▶ [Information provided]
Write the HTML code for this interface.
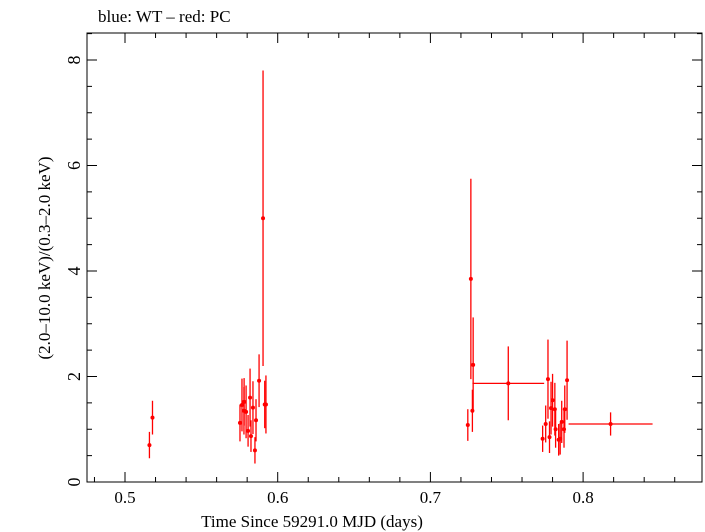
<!DOCTYPE html>
<html><head><meta charset="utf-8"><style>
body{margin:0;background:#fff}
svg{display:block;font-family:"Liberation Serif",serif}
</style></head><body>
<svg id="c" width="705" height="532">
<text x="98" y="22" font-size="17">blue: WT – red: PC</text>
<rect x="87" y="33" width="615" height="449" fill="none" stroke="#000"/>
<text x="312" y="527" font-size="17" text-anchor="middle">Time Since 59291.0 MJD (days)</text>
<text transform="translate(50,258) rotate(-90)" font-size="17" text-anchor="middle">(2.0–10.0 keV)/(0.3–2.0 keV)</text>
<g id="ax"></g><g id="pts"></g>
</svg>
<script>
const times=[0.516,0.518,0.5753,0.5766,0.578,0.5779,0.5793,0.5806,0.5819,0.5825,0.5838,0.5851,0.5858,0.5878,0.5904,0.5923,0.5915,0.7245,0.7265,0.728,0.7275,0.751,0.7735,0.7755,0.777,0.778,0.779,0.780,0.7815,0.782,0.784,0.785,0.786,0.7875,0.788,0.7895,0.818];
const ratios=[0.7,1.22,1.12,1.46,1.52,1.35,1.33,0.97,1.6,0.87,1.41,0.6,1.17,1.92,5.0,1.47,1.47,1.08,3.85,2.22,1.35,1.87,0.82,1.1,1.95,0.85,1.4,1.55,1.38,1.0,0.8,0.82,1.14,1.0,1.38,1.93,1.1];
const errs=[0.25,0.32,0.35,0.5,0.45,0.45,0.5,0.3,0.55,0.3,0.5,0.25,0.4,0.5,2.8,0.55,0.45,0.3,1.9,0.9,0.4,0.7,0.25,0.35,0.75,0.3,0.5,0.5,0.5,0.35,0.3,0.3,0.4,0.35,0.45,0.75,0.22];
const terrs=[0,0,0,0,0,0,0,0,0,0,0,0,0,0,0,0,0,0,0,0,0,0.0235,0,0,0,0,0,0,0,0,0,0,0,0,0,0,0.0275];
const xTicks=[0.5,0.6,0.7,0.8];const yTicks=[0,2,4,6,8];
const xs=t=>125+(t-0.5)*1527, ys=v=>482-v*52.75;
const NS="http://www.w3.org/2000/svg";
function mk(p,tag,a){const e=document.createElementNS(NS,tag);for(const k in a)e.setAttribute(k,a[k]);p.appendChild(e);return e;}
const ax=document.getElementById('ax'),pts=document.getElementById('pts');
xTicks.forEach(t=>{const x=xs(t);
 let l=mk(ax,'line',{x1:x,x2:x,y1:482,y2:472,stroke:'#000'});
 
 
 let l2=mk(ax,'line',{x1:x,x2:x,y1:33,y2:43,stroke:'#000'});
 
 
 let tx=mk(ax,'text',{x:x,y:503,'font-size':17,'text-anchor':'middle'});tx.textContent=t.toFixed(1);
 
 
 for(let k=1;k<5;k++){const mx=xs(t+k*0.02);if(mx<702){mk(ax,'line',{x1:mx,x2:mx,y1:482,y2:477,stroke:'#000'});mk(ax,'line',{x1:mx,x2:mx,y1:33,y2:38,stroke:'#000'});}}
});
mk(ax,'line',{x1:xs(0.48),x2:xs(0.48),y1:482,y2:477,stroke:'#000'});
yTicks.forEach(v=>{const y=ys(v);
 let l=mk(ax,'line',{x1:87,x2:97,y1:y,y2:y,stroke:'#000'});
 
 
 mk(ax,'line',{x1:702,x2:692,y1:y,y2:y,stroke:'#000'});
 let tx=mk(ax,'text',{transform:`translate(80,${y}) rotate(-90)`,'font-size':18,'text-anchor':'middle'});tx.textContent=v;
 
 
 for(let k=1;k<4;k++){const my=ys(v+k*0.5);if(my>33){mk(ax,'line',{x1:87,x2:92,y1:my,y2:my,stroke:'#000'});mk(ax,'line',{x1:702,x2:697,y1:my,y2:my,stroke:'#000'});}}
});
times.forEach((t,i)=>{const g=mk(pts,'g',{stroke:'#f00','stroke-width':1.3});
 
 
 const x=xs(t),y=ys(ratios[i]);
 mk(g,'line',{x1:x,x2:x,y1:ys(ratios[i]-errs[i]),y2:ys(ratios[i]+errs[i])});
 if(terrs[i]>0)mk(g,'line',{x1:xs(t-terrs[i]),x2:xs(t+terrs[i]),y1:y,y2:y});
 mk(g,'circle',{cx:x,cy:y,r:2,fill:'#f00',stroke:'none'});
});
</script>
</body></html>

▶ [Task goal]
From the data above, write out everything exactly except the pictures.

▶ [Result of this exercise]
Write the HTML code for this interface.
<!DOCTYPE html>
<html><head><meta charset="utf-8"><style>
body{margin:0;background:#fff}
svg{display:block;font-family:"Liberation Serif",serif}
</style></head><body>
<svg id="c" width="705" height="532">
<text x="98" y="22" font-size="17">blue: WT – red: PC</text>
<rect x="87" y="33" width="615" height="449" fill="none" stroke="#000"/>
<text x="312" y="527" font-size="17" text-anchor="middle">Time Since 59291.0 MJD (days)</text>
<text transform="translate(50,258) rotate(-90)" font-size="17" text-anchor="middle">(2.0–10.0 keV)/(0.3–2.0 keV)</text>
<g id="ax"></g><g id="pts"></g>
</svg>
<script>
const times=[0.516,0.518,0.5753,0.5766,0.578,0.5779,0.5793,0.5806,0.5819,0.5825,0.5838,0.5851,0.5858,0.5878,0.5904,0.5923,0.5915,0.7245,0.7265,0.728,0.7275,0.751,0.7735,0.7755,0.777,0.778,0.779,0.780,0.7815,0.782,0.784,0.785,0.786,0.7875,0.788,0.7895,0.818];
const ratios=[0.7,1.22,1.12,1.46,1.52,1.35,1.33,0.97,1.6,0.87,1.41,0.6,1.17,1.92,5.0,1.47,1.47,1.08,3.85,2.22,1.35,1.87,0.82,1.1,1.95,0.85,1.4,1.55,1.38,1.0,0.8,0.82,1.14,1.0,1.38,1.93,1.1];
const errs=[0.25,0.32,0.35,0.5,0.45,0.45,0.5,0.3,0.55,0.3,0.5,0.25,0.4,0.5,2.8,0.55,0.45,0.3,1.9,0.9,0.4,0.7,0.25,0.35,0.75,0.3,0.5,0.5,0.5,0.35,0.3,0.3,0.4,0.35,0.45,0.75,0.22];
const terrs=[0,0,0,0,0,0,0,0,0,0,0,0,0,0,0,0,0,0,0,0,0,0.0235,0,0,0,0,0,0,0,0,0,0,0,0,0,0,0.0275];
const xTicks=[0.5,0.6,0.7,0.8];const yTicks=[0,2,4,6,8];
const xs=t=>125+(t-0.5)*1527, ys=v=>482-v*52.75;
const NS="http://www.w3.org/2000/svg";
function mk(p,tag,a){const e=document.createElementNS(NS,tag);for(const k in a)e.setAttribute(k,a[k]);p.appendChild(e);return e;}
const ax=document.getElementById('ax'),pts=document.getElementById('pts');
xTicks.forEach(t=>{const x=xs(t);
 let l=mk(ax,'line',{x1:x,x2:x,y1:482,y2:472,stroke:'#000'});
 
 
 let l2=mk(ax,'line',{x1:x,x2:x,y1:33,y2:43,stroke:'#000'});
 
 
 let tx=mk(ax,'text',{x:x,y:503,'font-size':17,'text-anchor':'middle'});tx.textContent=t.toFixed(1);
 
 
 for(let k=1;k<5;k++){const mx=xs(t+k*0.02);if(mx<702){mk(ax,'line',{x1:mx,x2:mx,y1:482,y2:477,stroke:'#000'});mk(ax,'line',{x1:mx,x2:mx,y1:33,y2:38,stroke:'#000'});}}
});
mk(ax,'line',{x1:xs(0.48),x2:xs(0.48),y1:482,y2:477,stroke:'#000'});
yTicks.forEach(v=>{const y=ys(v);
 let l=mk(ax,'line',{x1:87,x2:97,y1:y,y2:y,stroke:'#000'});
 
 
 mk(ax,'line',{x1:702,x2:692,y1:y,y2:y,stroke:'#000'});
 let tx=mk(ax,'text',{transform:`translate(80,${y}) rotate(-90)`,'font-size':18,'text-anchor':'middle'});tx.textContent=v;
 
 
 for(let k=1;k<4;k++){const my=ys(v+k*0.5);if(my>33){mk(ax,'line',{x1:87,x2:92,y1:my,y2:my,stroke:'#000'});mk(ax,'line',{x1:702,x2:697,y1:my,y2:my,stroke:'#000'});}}
});
times.forEach((t,i)=>{const g=mk(pts,'g',{stroke:'#f00','stroke-width':1.3});
 
 
 const x=xs(t),y=ys(ratios[i]);
 mk(g,'line',{x1:x,x2:x,y1:ys(ratios[i]-errs[i]),y2:ys(ratios[i]+errs[i])});
 if(terrs[i]>0)mk(g,'line',{x1:xs(t-terrs[i]),x2:xs(t+terrs[i]),y1:y,y2:y});
 mk(g,'circle',{cx:x,cy:y,r:2,fill:'#f00',stroke:'none'});
});
</script>
</body></html>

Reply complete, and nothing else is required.